Vergne made a good start and then spent the entire race fending off charges from the Brazilian. It was a fantastic display of defensive driving from Vergne, while Di Grassi needs to be credited for his aggressive and fair attacks while they fought for the lead. The pair nudged and made contact while racing for top honours towards the end of the ePrix but nothing that could be classified as unfair or dangerous driving.
"Hey Siri, what does wheel-to-wheel racing look like?" #PuntaDelEsteEPrix pic.twitter.com/mX7EG0lRxS
— ABB Formula E (@FIAFormulaE) March 17, 2018
Vergne’s race-craft was flawless and he won the race — his second win of the season — in a car that wasn’t the fastest on the track. The Audi Formula E car was the class of the field — Di Grassi topped the second practice session and had set a new lap record. Could Di Grassi have won the race had he not been penalised for hitting the bollard on his qualifying lap? The Brazilian did express this possibility and the disappointment of losing out on pole position.
Di Grassi’s second place finish means that the Brazilian is now Formula E’s most successful podium finisher with 21 podiums to his name. Renault’s Sebastian Buemi, who was classified as non-finisher thanks to car breakage after touching the barriers, is second with 20 podiums. Incidentally, Buemi won both the previous editions of the Punta del Esta ePrix. Before suffering from race issues, Buemi was charging up to the sharper end of the field, but social media chatter did question if he overtook Techeetah's Andre Lotterer — who also went backwards in the race after hitting the barriers — under Safety Car conditions.

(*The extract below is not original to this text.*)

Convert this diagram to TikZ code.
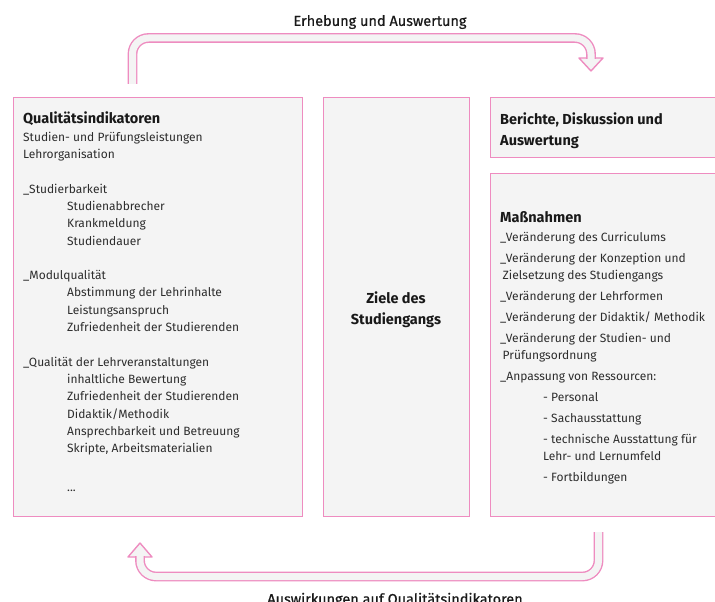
\documentclass[tikz,border=0pt]{standalone}
\usepackage{fontspec}
\setmainfont{Fira Sans}
\newfontfamily\dickfont{Fira Sans}[FakeBold=0.6]
\definecolor{rosa}{RGB}{238,140,192}
\definecolor{hellgrau}{RGB}{244,244,244}
\definecolor{schrift}{RGB}{45,45,45}
\definecolor{titel}{RGB}{25,25,25}

\begin{document}
\begin{tikzpicture}[x=1pt,y=-1pt,
    kasten/.style={draw=rosa, line width=1.2pt, fill=hellgrau, inner sep=0pt, anchor=north west},
    liste/.style={anchor=north west, inner sep=0pt, align=left, text=schrift, font=\fontsize{12}{17.3}\selectfont},
    ueber/.style={text=titel, font=\fontsize{14.5}{21}\selectfont\bfseries, inner sep=0pt},
    pfeil/.style={draw=rosa, line width=1.4pt, double=hellgrau, double distance=7pt, rounded corners=16pt},
    spitze/.style={draw=rosa, line width=1.4pt, fill=hellgrau, line join=round},
    pfeiltext/.style={text=titel, font=\dickfont\fontsize{14.5}{18}\selectfont, inner sep=0pt}]
    \useasboundingbox (0,0) rectangle (715,602);
    % Kaesten
    \node[kasten, minimum width=289pt, minimum height=419pt] (indikatoren) at (13,97) {};
    \node[kasten, minimum width=146pt, minimum height=419pt] (ziele) at (323,97) {};
    \node[kasten, minimum width=240pt, minimum height=60pt] (berichte) at (490,97) {};
    \node[kasten, minimum width=240pt, minimum height=343pt] (massnahmen) at (490,173) {};
    % Texte
    \node[liste] (indtext) at (23,112) {{\bfseries\color{titel}\fontsize{14.5}{17.3}\selectfont Qualitätsindikatoren}\\
        Studien- und Prüfungsleistungen\\
        Lehrorganisation\\[17.3pt]
        \_Studierbarkeit\\
        \hspace*{44pt}Studienabbrecher\\
        \hspace*{44pt}Krankmeldung\\
        \hspace*{44pt}Studiendauer\\[17.3pt]
        \_Modulqualität\\
        \hspace*{44pt}Abstimmung der Lehrinhalte\\
        \hspace*{44pt}Leistungsanspruch\\
        \hspace*{44pt}Zufriedenheit der Studierenden\\[17.3pt]
        \_Qualität der Lehrveranstaltungen\\
        \hspace*{44pt}inhaltliche Bewertung\\
        \hspace*{44pt}Zufriedenheit der Studierenden\\
        \hspace*{44pt}Didaktik/Methodik\\
        \hspace*{44pt}Ansprechbarkeit und Betreuung\\
        \hspace*{44pt}Skripte, Arbeitsmaterialien\\[22pt]
        \hspace*{44pt}...};
    \node[ueber, align=center] (zieletext) at (396,310) {Ziele des\\Studiengangs};
    \node[ueber, align=left, anchor=north west] (berichtetext) at (500,113) {Berichte, Diskussion und\\Auswertung};
    \node[liste, font=\fontsize{12}{17}\selectfont] (masstext) at (500,211) {{\bfseries\color{titel}\fontsize{14.5}{17}\selectfont Maßnahmen}\\[2pt]
        \_Veränderung des Curriculums\\[4pt]
        \_Veränderung der Konzeption und\\
        \hspace*{2.5pt}Zielsetzung des Studiengangs\\[4pt]
        \_Veränderung der Lehrformen\\[4pt]
        \_Veränderung der Didaktik/ Methodik\\[4pt]
        \_Veränderung der Studien- und\\
        \hspace*{2.5pt}Prüfungsordnung\\[4pt]
        \_Anpassung von Ressourcen:\\[4pt]
        \hspace*{43pt}- Personal\\[4pt]
        \hspace*{43pt}- Sachausstattung\\[4pt]
        \hspace*{43pt}- technische Ausstattung für\\
        \hspace*{43pt}Lehr- und Lernumfeld\\[4pt]
        \hspace*{43pt}- Fortbildungen};
    % Pfeile
    \coordinate (obenA) at (132.5,84);
    \coordinate (obenM) at (591,38);
    \coordinate (obenB) at (591,59);
    \draw[spitze] (579,58) -- (603,58) -- (591,71) -- cycle;
    \draw[pfeil] (obenA) |- (obenM) -- (obenB);
    \node[pfeiltext] (erhebung) at (380,22) {Erhebung und Auswertung};
    \coordinate (untenA) at (598.5,532);
    \coordinate (untenM) at (140,576.5);
    \coordinate (untenB) at (140,556);
    \draw[spitze] (128,557) -- (152,557) -- (140,543) -- cycle;
    \draw[pfeil] (untenA) |- (untenM) -- (untenB);
    \node[pfeiltext] (auswirkung) at (395,600) {Auswirkungen auf Qualitätsindikatoren};
\end{tikzpicture}
\end{document}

Sam Bird (DS Virgin Racing) joined the Vergne vs Di Grassi battle with three laps at the end to make it a three-way fight for the lead. It was unfortunate that Bird had to drop off from the fight on the last lap due to battery issues else we could have seen a different combination on the podium. In fact, Di Grassi ended the race with zero percent battery — that’s how much on the limit (in terms of speed and battery consumption) the race was.
Bird’s teammate, Alex Lynn crossed the line in sixth — his best ever Formula E finish, while Mitch Evans (Jaguar Racing, started 16th) and Rosenqvist (Mahindra Racing, started 12th) ended up racing consistently, performing proper pit stops and overtaking cars to finish fourth and fifth respectively. While losing more points to his immediate rivals (Vergne and Bird), Rosenqvist held onto second place in the championship.
Audi’s other driver and the winner of the Mexico City ePrix, Daniel Abt, could have scored a double podium for the German manufacturer had it not been for a forced second pit stop to tighten his seat belts that came loose mid-race! Clearly, the entire grid is yet to figure out a foolproof mechanism to deal with the new pit stop rules. As for Audi, after a not-so-promising start to the current season, the team scored maximum points in the championship in the last two rounds. How far will their late-season resurrection take them in the championship standings?
Had to give up P3 after all 4 of my seatbelts just opened up on track for whatever reason. My life is more important to me. #AllTheWayABT ⚡️😩 pic.twitter.com/06Au2xMod1 — Daniel Abt (@Daniel_Abt) March 17, 2018
In the Team’s Championship, Mahindra Racing too held onto second place in the standings (100 points), but lost ground to Techeetah (first place, 127 points) and DS Virgin Racing (third place, 93 points). It was surprising to see Mahindra Racing not be able to replicate the same form and pace they had in the previous race in Mexico City.
Heidfeld has scored three consecutive DNFs and has managed to score points in only two out of the six ePrixs held this season. The team will need him to pull his weight in the remaining races of the season if they wish to hold onto second place, let alone fight with Techeetah for first position.
It isn’t just the Drivers’ Championship that is witnessing the reigning champion not being able to defend his crown. In the Team’s Championship, the reigning champions Renault are also having a season to forget. The team scored nought in the Punta del Esta ePrix and remained a lowly fifth in the championship standings. This isn’t how the Renault team would have liked to sign off their last season in Formula E. Next season, the team will be renamed as Nissan.
After displaying their next-gen car at the Geneva Motor Show a fortnight ago, Formula E also announced that the races next season will run 10 mins shorter. Additionally, it was also revealed that cars would have two strategic modes to use throughout the duration of the race. It seems that both these additions for next season are to make up for the loss of a mandatory mid-race pit stop and retain the element of strategy to the series.
Firstly, from Formula 1 surveys we know that for the fans, pit stops are a crucial element of the sport. While going non-stop from lights-to-flag could be fun, would eliminating pit stops altogether keep fans further away from the otherwise interesting and entertaining series? Or will Formula E be working to introduce Formula 1 style tyre-stops in the future? Either way, for next season, fans will have to contend with ‘energy strategy’, which means that different drivers will have different pace at different times in the race. Secondly, the shorter race time could mean that the drivers would be able to drive on higher power throughout the (shorter) race distance.
However, with the introduction of the ‘strategy mode’, Formula E will stop awarding the ‘fastest lap of the race’ and instead award the ‘most energy efficient’ driver of the race. The organisers haven’t revealed how this metric would be calculated though. But hats off to Formula E for attempting to introduce new metrics in the world of Motorsport. The big question is, will the fans be interested in catching up?